お金を貯めることが最大の目的になって、「貯蓄疲れ」していませんか? 働く女性の相談を受けることが多いFPの加藤梨里さんが、これまで受けた相談を紹介しながら、お金やライフプランの課題を解決していく「お金が増える!使い方講座」連載。今回は、「配偶者控除の廃止」について解説します。専業主婦向けの制度ですが、働くシングル女性への影響は一体何があるのでしょうか?

そもそも、配偶者控除ってなに?

 こんにちは。ファイナンシャルプランナーの加藤梨里です。すっかり涼しい日が続き、秋の深まりを感じます。1年が過ぎるのは本当に早いものですね。時の流れを感じると、自分のライフプランも改めて考えねばと思うことがあります。

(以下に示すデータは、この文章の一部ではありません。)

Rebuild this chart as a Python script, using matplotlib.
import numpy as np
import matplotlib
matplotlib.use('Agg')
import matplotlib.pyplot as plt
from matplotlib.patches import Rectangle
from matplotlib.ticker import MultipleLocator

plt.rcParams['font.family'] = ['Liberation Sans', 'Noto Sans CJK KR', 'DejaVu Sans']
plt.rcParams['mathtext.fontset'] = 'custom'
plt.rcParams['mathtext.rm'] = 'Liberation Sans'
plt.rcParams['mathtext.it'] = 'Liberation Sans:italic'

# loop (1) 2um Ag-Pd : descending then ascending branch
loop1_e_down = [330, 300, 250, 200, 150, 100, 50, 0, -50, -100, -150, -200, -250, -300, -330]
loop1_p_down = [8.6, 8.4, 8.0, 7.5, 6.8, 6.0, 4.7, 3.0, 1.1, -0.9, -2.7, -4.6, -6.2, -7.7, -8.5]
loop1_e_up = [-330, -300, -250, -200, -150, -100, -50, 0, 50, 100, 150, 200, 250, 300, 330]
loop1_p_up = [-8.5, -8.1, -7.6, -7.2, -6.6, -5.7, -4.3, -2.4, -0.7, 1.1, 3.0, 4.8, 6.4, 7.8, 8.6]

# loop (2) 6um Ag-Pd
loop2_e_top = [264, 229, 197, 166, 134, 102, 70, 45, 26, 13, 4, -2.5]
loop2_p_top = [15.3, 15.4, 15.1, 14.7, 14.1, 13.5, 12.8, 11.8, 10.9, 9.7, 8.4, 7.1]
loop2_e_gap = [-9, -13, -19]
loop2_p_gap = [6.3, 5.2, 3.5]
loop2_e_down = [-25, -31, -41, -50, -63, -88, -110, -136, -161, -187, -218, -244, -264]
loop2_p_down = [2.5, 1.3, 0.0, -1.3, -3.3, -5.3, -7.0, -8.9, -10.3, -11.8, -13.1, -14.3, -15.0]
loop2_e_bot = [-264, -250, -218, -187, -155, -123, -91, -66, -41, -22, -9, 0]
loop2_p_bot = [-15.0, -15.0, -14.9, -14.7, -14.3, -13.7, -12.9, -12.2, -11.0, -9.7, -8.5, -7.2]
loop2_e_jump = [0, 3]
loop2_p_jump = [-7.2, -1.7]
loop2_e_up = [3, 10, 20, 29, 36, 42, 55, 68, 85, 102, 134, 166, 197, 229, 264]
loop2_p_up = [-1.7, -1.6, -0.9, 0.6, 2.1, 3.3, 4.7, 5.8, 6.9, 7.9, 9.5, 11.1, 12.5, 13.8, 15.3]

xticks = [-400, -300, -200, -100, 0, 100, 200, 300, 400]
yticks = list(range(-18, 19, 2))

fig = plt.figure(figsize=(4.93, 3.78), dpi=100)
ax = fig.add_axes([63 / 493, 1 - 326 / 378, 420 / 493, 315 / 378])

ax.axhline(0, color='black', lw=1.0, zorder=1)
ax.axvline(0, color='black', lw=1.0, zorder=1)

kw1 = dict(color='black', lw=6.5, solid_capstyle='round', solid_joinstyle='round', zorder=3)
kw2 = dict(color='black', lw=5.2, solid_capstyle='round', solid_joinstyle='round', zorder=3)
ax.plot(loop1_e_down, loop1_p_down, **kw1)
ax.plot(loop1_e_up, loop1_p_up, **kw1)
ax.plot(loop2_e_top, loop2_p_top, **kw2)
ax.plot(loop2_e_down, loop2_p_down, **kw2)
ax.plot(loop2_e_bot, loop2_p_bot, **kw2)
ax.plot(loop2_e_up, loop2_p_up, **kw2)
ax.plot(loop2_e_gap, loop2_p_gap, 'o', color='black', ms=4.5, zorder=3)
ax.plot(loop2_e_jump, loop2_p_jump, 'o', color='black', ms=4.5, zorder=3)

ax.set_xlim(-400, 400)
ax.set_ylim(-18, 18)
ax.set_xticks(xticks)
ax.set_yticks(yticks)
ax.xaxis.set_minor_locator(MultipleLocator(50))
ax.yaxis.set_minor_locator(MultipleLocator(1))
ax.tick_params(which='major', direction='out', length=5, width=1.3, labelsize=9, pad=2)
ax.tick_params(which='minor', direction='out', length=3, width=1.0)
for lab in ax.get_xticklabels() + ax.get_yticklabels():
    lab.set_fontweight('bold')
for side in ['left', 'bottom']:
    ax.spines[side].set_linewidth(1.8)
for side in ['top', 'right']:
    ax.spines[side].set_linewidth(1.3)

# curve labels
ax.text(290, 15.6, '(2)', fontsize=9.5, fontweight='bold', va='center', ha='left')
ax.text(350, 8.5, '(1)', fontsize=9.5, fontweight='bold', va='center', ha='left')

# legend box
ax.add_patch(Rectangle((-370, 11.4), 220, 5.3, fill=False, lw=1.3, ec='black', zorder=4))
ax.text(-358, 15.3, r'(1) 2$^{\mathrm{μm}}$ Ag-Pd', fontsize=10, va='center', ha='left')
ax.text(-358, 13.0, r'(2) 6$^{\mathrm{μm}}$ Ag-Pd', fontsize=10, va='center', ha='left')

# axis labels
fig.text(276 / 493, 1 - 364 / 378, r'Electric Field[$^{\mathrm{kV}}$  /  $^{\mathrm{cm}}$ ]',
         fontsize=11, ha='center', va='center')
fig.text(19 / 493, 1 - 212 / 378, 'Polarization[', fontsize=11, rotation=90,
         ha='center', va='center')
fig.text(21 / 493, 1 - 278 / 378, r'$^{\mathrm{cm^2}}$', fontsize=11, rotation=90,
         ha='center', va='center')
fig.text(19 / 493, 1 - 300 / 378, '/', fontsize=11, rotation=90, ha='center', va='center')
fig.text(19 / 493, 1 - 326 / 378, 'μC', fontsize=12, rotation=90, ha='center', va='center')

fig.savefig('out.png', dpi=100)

 そんな折、私たちの働き方を考えさせるニュースが話題になっています。そのひとつが「配偶者控除の廃止」です。配偶者控除というと、おもに専業主婦向けの制度ですから、「私には関係ない」と思う読者の方も多いかもしれません。ですが実は、この廃止の議論は、すべての女性の働き方に大きく影響するのです。

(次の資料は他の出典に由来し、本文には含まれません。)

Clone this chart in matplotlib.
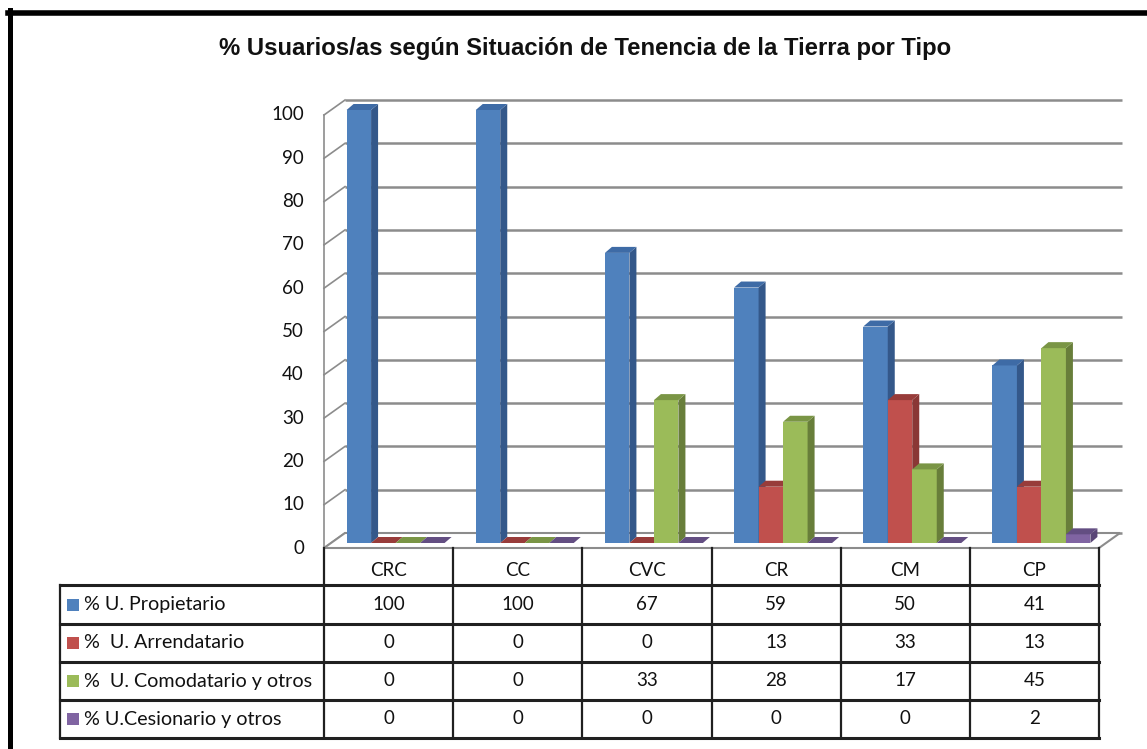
import matplotlib
matplotlib.use('Agg')
import matplotlib.pyplot as plt
from matplotlib.patches import Polygon, Rectangle
from matplotlib.lines import Line2D
import matplotlib.transforms as mtrans

# ---------------- data ----------------
categories = ['CRC', 'CC', 'CVC', 'CR', 'CM', 'CP']
series_names = ['% U. Propietario', '%  U. Arrendatario',
                '%  U. Comodatario y otros', '% U.Cesionario y otros']
propietario = [100, 100, 67, 59, 50, 41]
arrendatario = [0, 0, 0, 13, 33, 13]
comodatario = [0, 0, 33, 28, 17, 45]
cesionario = [0, 0, 0, 0, 0, 2]
y_ticks = [0, 10, 20, 30, 40, 50, 60, 70, 80, 90, 100]
title = '% Usuarios/as según Situación de Tenencia de la Tierra por Tipo'

series = [propietario, arrendatario, comodatario, cesionario]
front_cols = ['#4F81BD', '#C0504D', '#9BBB59', '#8064A2']
side_cols = ['#34588A', '#8A3735', '#687E3A', '#5A4676']
top_cols = ['#3E6BA6', '#983C3A', '#7A9545', '#634E82']

W, H = 1147, 749
fig = plt.figure(figsize=(W / 100, H / 100), dpi=100)
fig.patch.set_facecolor('white')

def fx(px):
    return px / W

def fy(py):
    return 1 - py / H

AX_L, AX_R, AX_B, AX_T = 324, 1099, 548, 115
ax = fig.add_axes([fx(AX_L), fy(AX_B), (AX_R - AX_L) / W, (AX_B - AX_T) / H])
ax.set_xlim(-0.5, len(categories) - 0.5)
ax.set_ylim(0, 100)
ax.axis('off')

ppx = (AX_R - AX_L) / len(categories)
ppy = (AX_B - AX_T) / 100.0

def ox(px):
    return px / ppx

def oy(px):
    return px / ppy

FONT = ['Lato', 'DejaVu Sans']
GRID = '#8c8c8c'

# ---------------- walls / floor ----------------
WDX, WDY = 21, 15
x_left, x_right = -0.5, len(categories) - 0.5
for t in y_ticks:
    ax.plot([x_left + ox(WDX), x_right + ox(WDX + 2)], [t + oy(WDY)] * 2,
            color=GRID, lw=1.8, clip_on=False, zorder=1, solid_capstyle='butt')
    ax.plot([x_left, x_left + ox(WDX)], [t, t + oy(WDY)], color=GRID, lw=1.2,
            clip_on=False, zorder=1)
    ax.text(x_left - ox(20), t, str(t), ha='right', va='center', fontsize=13.5,
            family=FONT, color='#111111')
ax.plot([x_left, x_left], [0, 100], color=GRID, lw=1.2, clip_on=False, zorder=1)

floor = Polygon([(x_left, 0), (x_right, 0), (x_right + ox(WDX), oy(WDY)),
                 (x_left + ox(WDX), oy(WDY))], closed=True, facecolor='white',
                edgecolor=GRID, lw=1.5, clip_on=False, zorder=1.5)
ax.add_patch(floor)

# ---------------- bars ----------------
BDX, BDY = 7, 5
bdx, bdy = 7, 6
w = 24.5 / ppx
z = 2.0
for i in range(len(categories)):
    for j, vals in enumerate(series):
        v = vals[i]
        x0 = i - 2 * w + j * w + ox(BDX)
        y0 = oy(BDY)
        if v > 0:
            ax.bar(x0, v, width=w, bottom=y0, align='edge', color=front_cols[j],
                   zorder=z, clip_on=False, linewidth=0)
        side = Polygon([(x0 + w, y0), (x0 + w, y0 + v),
                        (x0 + w + ox(bdx), y0 + v + oy(bdy)),
                        (x0 + w + ox(bdx), y0 + oy(bdy))], closed=True,
                       facecolor=side_cols[j], lw=0, zorder=z + 0.001, clip_on=False)
        top = Polygon([(x0, y0 + v), (x0 + w, y0 + v),
                       (x0 + w + ox(bdx), y0 + v + oy(bdy)),
                       (x0 + ox(bdx), y0 + v + oy(bdy))], closed=True,
                      facecolor=top_cols[j], lw=0, zorder=z + 0.002, clip_on=False)
        ax.add_patch(side)
        ax.add_patch(top)
        z += 0.01

# ---------------- data table ----------------
trans = mtrans.blended_transform_factory(ax.transData, fig.transFigure)
LINE = '#202020'
row_bounds = [585, 624, 662, 700, 738]
TAB_L = 60
for k in range(len(categories) + 1):
    xx = x_left + k
    fig.add_artist(Line2D([xx, xx], [fy(AX_B), fy(row_bounds[-1])], transform=trans,
                          color=LINE, lw=1.6, zorder=5))
fig.add_artist(Line2D([fx(TAB_L), fx(TAB_L)], [fy(row_bounds[0]), fy(row_bounds[-1])],
                      color=LINE, lw=1.6, zorder=5))
for rb in row_bounds:
    fig.add_artist(Line2D([fx(TAB_L), fx(AX_R)], [fy(rb), fy(rb)], color=LINE,
                          lw=2.2, zorder=5))

for i, c in enumerate(categories):
    fig.text(i, fy(570), c, transform=trans, ha='center', va='center',
             fontsize=13.5, family=FONT, color='#111111')

for j, (name, vals) in enumerate(zip(series_names, series)):
    yc = (row_bounds[j] + row_bounds[j + 1]) / 2
    fig.add_artist(Rectangle((fx(67), fy(yc + 6)), 12 / W, 12 / H,
                             transform=fig.transFigure, facecolor=front_cols[j],
                             lw=0))
    fig.text(fx(84), fy(yc), name, ha='left', va='center', fontsize=14.2,
             family=FONT, color='#111111')
    for i, v in enumerate(vals):
        fig.text(i, fy(yc), str(v), transform=trans, ha='center', va='center',
                 fontsize=13.5, family=FONT, color='#111111')

# ---------------- title & frame ----------------
fig.text(fx(585), fy(49), title, ha='center', va='center', fontsize=17.2,
         fontweight='bold', family=['Liberation Sans', 'DejaVu Sans'],
         color='#111111')
fig.add_artist(Line2D([fx(10), fx(10)], [fy(10), 0], color='black', lw=3.6))
fig.add_artist(Line2D([fx(8), 1], [fy(13), fy(13)], color='black', lw=4.0))

fig.savefig('out.png', dpi=100, facecolor='white')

 そこで今回は、配偶者控除が私たちに与える影響について考えてみましょう。

 そもそも配偶者控除とは、所得税・住民税のしくみのひとつです。納税する人に配偶者がいて、配偶者の年収が一定額以下であれば、課税される所得から所得税では38万円、住民税では33万円を差し引けるものです。一般的なのは、主が働いていて、その妻が専業主婦やパートで年収が103万円以下の場合に、主の税金が安くなるというパターンです。安くなる金額は税率によって変わり、たとえば主の年収が500万円で所得税率が10%なら(※1)、3.8万円(38万円×10%)分、所得税が低くなります。また、住民税は多くの自治体で税率10%ですので、3.3万円(33万円×10%)分低くなります。

 ここでいう「配偶者」とは、必ずしも「妻」とは限りません。妻が大黒柱として働いていて、夫が「主夫」である場合にも使えます。一方、内縁関係の人は該当しません。籍は入れていないものの生活を共にしているパートナーがいても、配偶者控除は使えません。

 配偶者控除は1961年に創設され、当時は「夫が働き、妻が家事育児を担う」、いわゆる内助の功のスタイルが一般的でした。いまでは働く女性が増え、家族の形もさまざまになってきましたが、税の面では高度経済成長時代の家庭像が想定されたままになっているわけです。